> **Task data**
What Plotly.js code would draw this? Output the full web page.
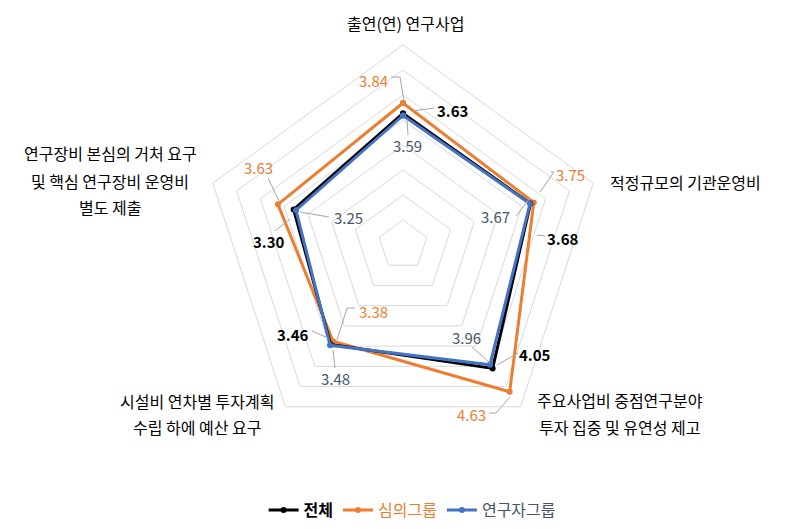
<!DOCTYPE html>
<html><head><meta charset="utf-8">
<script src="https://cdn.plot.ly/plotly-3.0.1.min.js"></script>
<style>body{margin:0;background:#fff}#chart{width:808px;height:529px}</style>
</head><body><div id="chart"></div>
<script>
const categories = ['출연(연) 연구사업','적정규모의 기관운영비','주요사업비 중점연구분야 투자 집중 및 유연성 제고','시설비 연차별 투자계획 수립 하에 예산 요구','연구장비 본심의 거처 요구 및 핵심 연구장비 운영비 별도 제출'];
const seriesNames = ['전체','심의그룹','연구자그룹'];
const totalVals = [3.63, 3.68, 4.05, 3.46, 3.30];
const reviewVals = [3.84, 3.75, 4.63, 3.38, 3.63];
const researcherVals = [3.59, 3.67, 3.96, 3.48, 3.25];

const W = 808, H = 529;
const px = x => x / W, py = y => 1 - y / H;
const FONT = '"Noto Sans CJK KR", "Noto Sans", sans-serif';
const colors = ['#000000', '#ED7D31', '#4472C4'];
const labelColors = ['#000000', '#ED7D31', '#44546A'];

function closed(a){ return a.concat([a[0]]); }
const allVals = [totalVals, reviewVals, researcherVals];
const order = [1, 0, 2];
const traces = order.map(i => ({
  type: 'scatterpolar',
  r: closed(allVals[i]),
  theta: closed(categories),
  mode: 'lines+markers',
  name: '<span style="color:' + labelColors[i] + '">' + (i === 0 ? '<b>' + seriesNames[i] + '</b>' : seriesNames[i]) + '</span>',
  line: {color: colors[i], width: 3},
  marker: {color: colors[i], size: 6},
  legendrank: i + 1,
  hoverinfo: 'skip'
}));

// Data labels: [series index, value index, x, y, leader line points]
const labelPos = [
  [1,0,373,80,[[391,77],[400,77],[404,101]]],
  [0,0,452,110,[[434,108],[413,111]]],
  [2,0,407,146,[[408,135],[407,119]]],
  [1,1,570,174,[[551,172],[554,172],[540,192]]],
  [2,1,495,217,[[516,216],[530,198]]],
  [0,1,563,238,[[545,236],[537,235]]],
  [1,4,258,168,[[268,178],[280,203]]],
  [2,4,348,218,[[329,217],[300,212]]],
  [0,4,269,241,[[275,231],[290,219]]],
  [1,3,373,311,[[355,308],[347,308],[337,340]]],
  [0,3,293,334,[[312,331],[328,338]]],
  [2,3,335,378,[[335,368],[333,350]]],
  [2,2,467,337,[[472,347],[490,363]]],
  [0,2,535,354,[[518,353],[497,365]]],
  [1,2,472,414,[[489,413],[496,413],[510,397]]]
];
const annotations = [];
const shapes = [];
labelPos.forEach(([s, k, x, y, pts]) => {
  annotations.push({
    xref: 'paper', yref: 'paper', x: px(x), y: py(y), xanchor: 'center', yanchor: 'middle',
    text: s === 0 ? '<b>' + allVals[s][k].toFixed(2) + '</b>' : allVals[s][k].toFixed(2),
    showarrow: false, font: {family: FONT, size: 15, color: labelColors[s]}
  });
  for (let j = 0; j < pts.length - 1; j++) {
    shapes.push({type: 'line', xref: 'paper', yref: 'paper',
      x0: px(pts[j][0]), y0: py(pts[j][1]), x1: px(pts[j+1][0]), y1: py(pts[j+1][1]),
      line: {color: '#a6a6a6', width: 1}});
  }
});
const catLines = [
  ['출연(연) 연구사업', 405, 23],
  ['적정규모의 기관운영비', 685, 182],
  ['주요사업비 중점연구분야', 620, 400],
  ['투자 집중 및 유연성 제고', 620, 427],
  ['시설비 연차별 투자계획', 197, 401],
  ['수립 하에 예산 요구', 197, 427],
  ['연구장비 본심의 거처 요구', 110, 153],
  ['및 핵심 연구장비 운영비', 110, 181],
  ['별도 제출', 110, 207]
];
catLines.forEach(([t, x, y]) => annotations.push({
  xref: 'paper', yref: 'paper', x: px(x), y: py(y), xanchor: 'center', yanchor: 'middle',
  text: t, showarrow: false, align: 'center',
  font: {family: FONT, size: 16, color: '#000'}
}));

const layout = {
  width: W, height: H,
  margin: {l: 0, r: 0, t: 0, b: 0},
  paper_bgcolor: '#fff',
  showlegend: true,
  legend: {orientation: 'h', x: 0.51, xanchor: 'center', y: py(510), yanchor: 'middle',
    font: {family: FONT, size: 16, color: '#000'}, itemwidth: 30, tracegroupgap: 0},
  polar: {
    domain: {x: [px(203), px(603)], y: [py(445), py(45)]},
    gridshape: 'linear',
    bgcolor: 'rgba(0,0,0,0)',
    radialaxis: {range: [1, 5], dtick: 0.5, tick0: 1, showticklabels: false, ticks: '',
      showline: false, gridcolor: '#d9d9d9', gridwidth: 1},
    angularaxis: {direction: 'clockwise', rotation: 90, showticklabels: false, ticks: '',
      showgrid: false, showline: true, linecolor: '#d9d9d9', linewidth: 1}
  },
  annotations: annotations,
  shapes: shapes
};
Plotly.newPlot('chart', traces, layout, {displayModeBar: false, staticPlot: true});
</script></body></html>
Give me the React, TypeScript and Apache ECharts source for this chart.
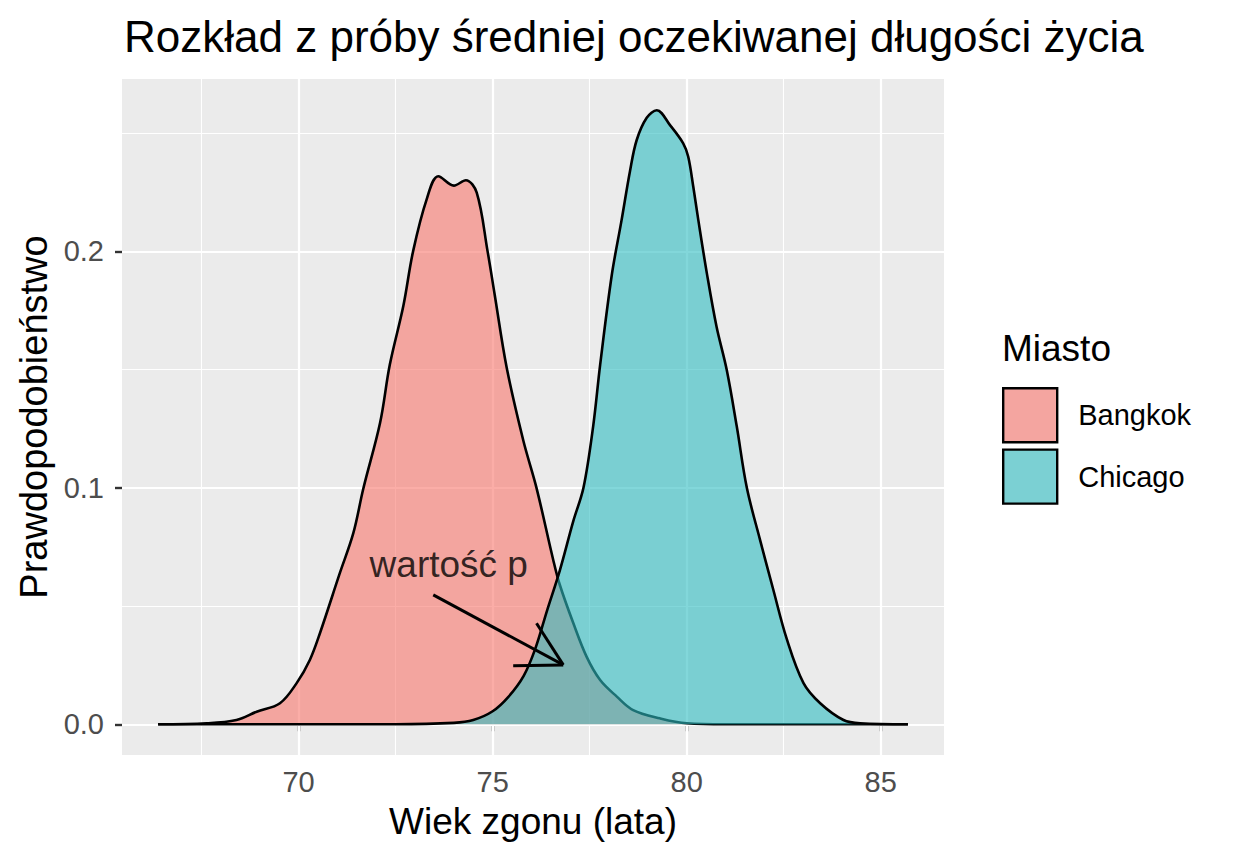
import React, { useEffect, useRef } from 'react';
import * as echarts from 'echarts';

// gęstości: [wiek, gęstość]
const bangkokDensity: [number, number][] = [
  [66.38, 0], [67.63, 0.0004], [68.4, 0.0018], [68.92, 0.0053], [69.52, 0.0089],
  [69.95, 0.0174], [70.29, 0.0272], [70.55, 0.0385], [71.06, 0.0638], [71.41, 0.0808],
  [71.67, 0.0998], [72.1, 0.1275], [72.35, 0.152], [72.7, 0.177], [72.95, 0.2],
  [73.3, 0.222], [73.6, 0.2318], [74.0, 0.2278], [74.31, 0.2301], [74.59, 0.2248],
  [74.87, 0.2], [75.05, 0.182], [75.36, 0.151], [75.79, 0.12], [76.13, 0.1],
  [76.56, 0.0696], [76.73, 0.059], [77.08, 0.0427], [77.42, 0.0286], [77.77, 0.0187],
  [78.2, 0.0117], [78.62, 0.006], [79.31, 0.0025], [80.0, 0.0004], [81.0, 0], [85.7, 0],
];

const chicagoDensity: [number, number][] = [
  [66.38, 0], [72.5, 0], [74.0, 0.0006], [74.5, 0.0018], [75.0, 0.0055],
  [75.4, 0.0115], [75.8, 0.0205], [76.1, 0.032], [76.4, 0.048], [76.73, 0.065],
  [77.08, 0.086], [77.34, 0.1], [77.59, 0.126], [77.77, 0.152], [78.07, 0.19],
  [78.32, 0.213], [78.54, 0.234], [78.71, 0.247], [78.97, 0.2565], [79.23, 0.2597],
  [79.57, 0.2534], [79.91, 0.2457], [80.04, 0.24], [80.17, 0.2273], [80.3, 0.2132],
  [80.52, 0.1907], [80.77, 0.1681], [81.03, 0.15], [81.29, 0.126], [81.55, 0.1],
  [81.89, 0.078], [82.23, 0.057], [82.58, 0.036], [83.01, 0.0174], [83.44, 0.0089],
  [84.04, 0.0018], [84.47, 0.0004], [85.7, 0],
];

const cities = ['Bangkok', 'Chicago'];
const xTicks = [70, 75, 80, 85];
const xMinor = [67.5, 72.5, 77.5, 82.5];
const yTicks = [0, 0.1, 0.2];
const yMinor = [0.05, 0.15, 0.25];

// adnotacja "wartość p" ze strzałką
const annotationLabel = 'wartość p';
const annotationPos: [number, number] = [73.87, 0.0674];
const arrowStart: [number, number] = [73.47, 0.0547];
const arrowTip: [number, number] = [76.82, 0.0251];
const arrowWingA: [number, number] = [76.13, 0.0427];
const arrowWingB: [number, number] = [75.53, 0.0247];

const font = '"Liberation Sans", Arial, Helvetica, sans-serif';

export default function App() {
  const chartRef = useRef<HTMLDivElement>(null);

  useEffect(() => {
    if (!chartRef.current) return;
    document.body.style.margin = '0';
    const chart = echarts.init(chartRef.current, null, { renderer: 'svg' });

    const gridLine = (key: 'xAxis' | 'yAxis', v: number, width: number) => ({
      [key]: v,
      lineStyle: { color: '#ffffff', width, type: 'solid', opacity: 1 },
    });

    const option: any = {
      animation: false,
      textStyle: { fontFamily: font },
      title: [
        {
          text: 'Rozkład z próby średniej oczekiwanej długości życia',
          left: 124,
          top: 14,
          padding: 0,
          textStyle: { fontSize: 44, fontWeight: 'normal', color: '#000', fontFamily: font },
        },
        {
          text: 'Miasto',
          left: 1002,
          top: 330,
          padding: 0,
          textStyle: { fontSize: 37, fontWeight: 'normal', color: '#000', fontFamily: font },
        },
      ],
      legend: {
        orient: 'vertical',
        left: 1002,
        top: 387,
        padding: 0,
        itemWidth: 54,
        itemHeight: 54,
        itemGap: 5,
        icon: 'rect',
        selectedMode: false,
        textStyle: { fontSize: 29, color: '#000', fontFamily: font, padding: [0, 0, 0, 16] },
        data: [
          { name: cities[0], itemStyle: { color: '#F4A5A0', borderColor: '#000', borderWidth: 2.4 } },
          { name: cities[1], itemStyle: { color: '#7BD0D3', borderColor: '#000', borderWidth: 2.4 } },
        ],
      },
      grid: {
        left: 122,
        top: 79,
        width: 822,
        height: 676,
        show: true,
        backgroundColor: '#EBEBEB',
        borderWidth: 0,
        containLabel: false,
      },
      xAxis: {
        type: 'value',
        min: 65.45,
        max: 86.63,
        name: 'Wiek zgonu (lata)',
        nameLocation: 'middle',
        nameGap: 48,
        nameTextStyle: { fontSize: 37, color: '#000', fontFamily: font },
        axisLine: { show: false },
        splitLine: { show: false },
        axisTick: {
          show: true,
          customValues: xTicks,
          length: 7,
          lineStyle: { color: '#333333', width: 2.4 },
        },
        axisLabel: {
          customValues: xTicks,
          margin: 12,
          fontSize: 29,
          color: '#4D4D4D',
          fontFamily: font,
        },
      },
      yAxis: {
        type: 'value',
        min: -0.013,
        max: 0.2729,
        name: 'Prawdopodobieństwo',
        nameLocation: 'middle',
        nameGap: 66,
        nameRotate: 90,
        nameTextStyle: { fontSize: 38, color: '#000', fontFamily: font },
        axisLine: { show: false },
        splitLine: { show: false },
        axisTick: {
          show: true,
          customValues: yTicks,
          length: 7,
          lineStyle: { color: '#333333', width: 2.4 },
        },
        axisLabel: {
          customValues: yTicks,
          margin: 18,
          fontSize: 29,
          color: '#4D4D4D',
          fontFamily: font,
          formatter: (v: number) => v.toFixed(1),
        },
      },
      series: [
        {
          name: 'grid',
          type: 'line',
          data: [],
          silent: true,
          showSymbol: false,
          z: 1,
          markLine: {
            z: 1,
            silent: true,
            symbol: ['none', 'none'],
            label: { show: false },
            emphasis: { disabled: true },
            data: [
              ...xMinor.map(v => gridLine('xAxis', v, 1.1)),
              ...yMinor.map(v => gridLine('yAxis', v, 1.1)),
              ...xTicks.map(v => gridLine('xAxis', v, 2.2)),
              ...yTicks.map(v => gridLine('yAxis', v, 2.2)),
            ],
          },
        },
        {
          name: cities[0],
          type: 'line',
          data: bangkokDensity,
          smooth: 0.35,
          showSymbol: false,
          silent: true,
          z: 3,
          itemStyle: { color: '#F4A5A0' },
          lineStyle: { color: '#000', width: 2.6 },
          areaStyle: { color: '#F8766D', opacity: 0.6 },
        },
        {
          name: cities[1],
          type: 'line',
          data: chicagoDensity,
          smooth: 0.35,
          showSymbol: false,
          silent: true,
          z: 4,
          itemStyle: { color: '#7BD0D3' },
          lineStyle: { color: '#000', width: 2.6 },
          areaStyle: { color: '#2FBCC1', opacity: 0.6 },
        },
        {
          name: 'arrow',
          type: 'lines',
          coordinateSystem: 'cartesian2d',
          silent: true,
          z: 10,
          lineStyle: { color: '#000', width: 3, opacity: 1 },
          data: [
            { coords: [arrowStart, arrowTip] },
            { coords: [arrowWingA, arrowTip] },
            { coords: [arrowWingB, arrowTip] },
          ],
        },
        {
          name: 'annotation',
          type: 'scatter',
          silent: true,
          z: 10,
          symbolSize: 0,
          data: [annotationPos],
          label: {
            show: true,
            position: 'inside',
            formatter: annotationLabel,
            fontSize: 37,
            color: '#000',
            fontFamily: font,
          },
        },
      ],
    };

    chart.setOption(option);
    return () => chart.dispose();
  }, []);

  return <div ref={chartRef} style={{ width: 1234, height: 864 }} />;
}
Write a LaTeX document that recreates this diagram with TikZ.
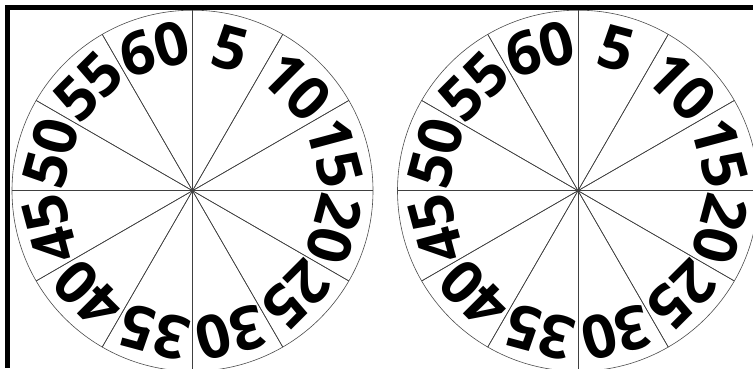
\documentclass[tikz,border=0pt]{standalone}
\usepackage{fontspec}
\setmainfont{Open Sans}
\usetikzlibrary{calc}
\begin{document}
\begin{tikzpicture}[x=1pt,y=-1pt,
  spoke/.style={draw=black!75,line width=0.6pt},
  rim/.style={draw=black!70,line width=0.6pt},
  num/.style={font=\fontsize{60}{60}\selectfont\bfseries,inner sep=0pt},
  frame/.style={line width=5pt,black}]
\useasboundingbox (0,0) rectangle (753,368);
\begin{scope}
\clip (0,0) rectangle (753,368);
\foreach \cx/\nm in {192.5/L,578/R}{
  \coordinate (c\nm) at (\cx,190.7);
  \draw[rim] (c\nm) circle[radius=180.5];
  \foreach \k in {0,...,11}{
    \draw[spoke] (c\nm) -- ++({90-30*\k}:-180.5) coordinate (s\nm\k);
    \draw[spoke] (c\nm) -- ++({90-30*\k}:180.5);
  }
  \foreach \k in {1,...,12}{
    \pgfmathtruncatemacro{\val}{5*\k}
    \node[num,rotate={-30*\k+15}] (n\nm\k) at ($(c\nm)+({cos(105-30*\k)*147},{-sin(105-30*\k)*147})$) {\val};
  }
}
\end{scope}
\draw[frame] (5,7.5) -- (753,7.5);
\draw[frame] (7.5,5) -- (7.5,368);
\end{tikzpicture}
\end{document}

> **Stated goal**
Beginning at the line above that contains "Give me the", repeat each line exactly through the one that contains "import * as echarts from 'echarts';", and leave out the pictures.

> **Task result**
Give me the React, TypeScript and Apache ECharts source for this chart.
import React, { useEffect, useRef } from 'react';
import * as echarts from 'echarts';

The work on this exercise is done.